Dil sonuçta kültürel bir koddur aynı zamanda. Yine bu genç kuşağın, hayatını sadece Kürtçe konuşarak geçiren diğer kuşaklarla kurduğu bağ ne durumda?
Dediğiniz gibi dil bir kültürel koddur; kültürün aktarılmasının aracı ve kültürün bizzat taşıyıcısıdır. Kürtçeyi hiç bilmeyen genç kuşağın, hayatlarını sadece Kürtçe konuşarak geçirmiş nesille kurdukları bağ, bu kişilerin ilişkilerinin türüne, bağlamına ve nasıl olduğuna göre değişir. Zaten fiziksel temas ve yakınlık olarak birbirlerinden çok uzak iseler – dil öğreniminin olmamasından uzaklık olduğu çıkarımında bulunabiliriz - ve aradaki köprü görevini görecek olan dil de yok ise, gençler kurabilirlerse sadece bildikleri diğer dilde ebeveynlerinin anlatılarıyla bir bağ kurabilirler. Doğrudan iletişim yoluyla pek bir paylaşımda bulunamazlar bu kişilerle. Haliyle kopuşlar, yaşananların anlamlandırılması, aile içerisinde dile getirilen yaşanmışlıkların anlaşılması ve sahiplenilmesi de zor olur, anlamsız görebilir. Yani kanımca çok sağlıklı ve güçlü bir bağ olmaz. Yine de, böyle bir bağlamı araştıran çalışmalarla kişilerin kendilerinden bunları dinlemek ve o yolla onların deneyimlerinden haberdar olmak daha sağlıklı ve doğru olacaktır.

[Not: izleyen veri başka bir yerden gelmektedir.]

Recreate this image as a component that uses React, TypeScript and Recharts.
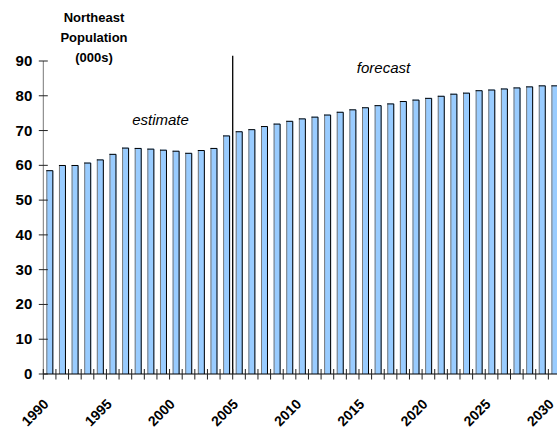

Son olarak, Sunucu Gülgün Feyman, “Kürtçenin altyapısı yok, lehçeleri birbirini anlamıyor vs” diye bir açıklama yaptı. Bu tarz açıklamalar hakkında ne düşünüyorsunuz?
Kürtçenin bir talihsizliği de bir mefhum olarak dili bilmeyen, dille bağlantısı olmayan, Kürtçeyi tanımayan ve öğrenme zahmetine dahi girmeyen bir sürü insanın ona dil uzatmasıyla boğuşması olsa gerek. Bir dili her türlü eğitim ve öğretim imkanından mahrum bırakırsanız, o dili konuşanların bu hakları elde etme çabalarını devletin baskı araçlarıyla yıllarca engellerseniz, bu şaşırtıcı bir şey değil ve hiçbirimiz de aklımızı yitirmiş değiliz; tabii ki o dil olması gerektiği gibi gelişemez. Bunu yeryüzündeki hangi dile uygularsanız uygulayın, sonuç bu olur. Kürtçeye gelince, Kürtçe tüm imkansızlıklara rağmen, altyapısı gayet sağlam bir dildir ve hiçbir dilden de hiçbir eksiği yoktur. Sadece kat edeceği yolu vardır, mücadele etmesi gereken bir zihniyet vardır ve o zihniyet de bunları söyleyen ve söyleten zihniyettir. Bu tür açıklamalar, Kürtlerin Kürtçeye ve kendilerine olan güvenlerini sarsmayı amaçlayan ve Kürtlere dillerinin bir geleceği olmadığı fikrini aşılamaya; Kürtlerin çabalarını baltalamaya çalışan ve yıllardır girmedik kılığı kalmamış, o malum, ırkçı zihniyetin tekrarlanan tezahürleridir.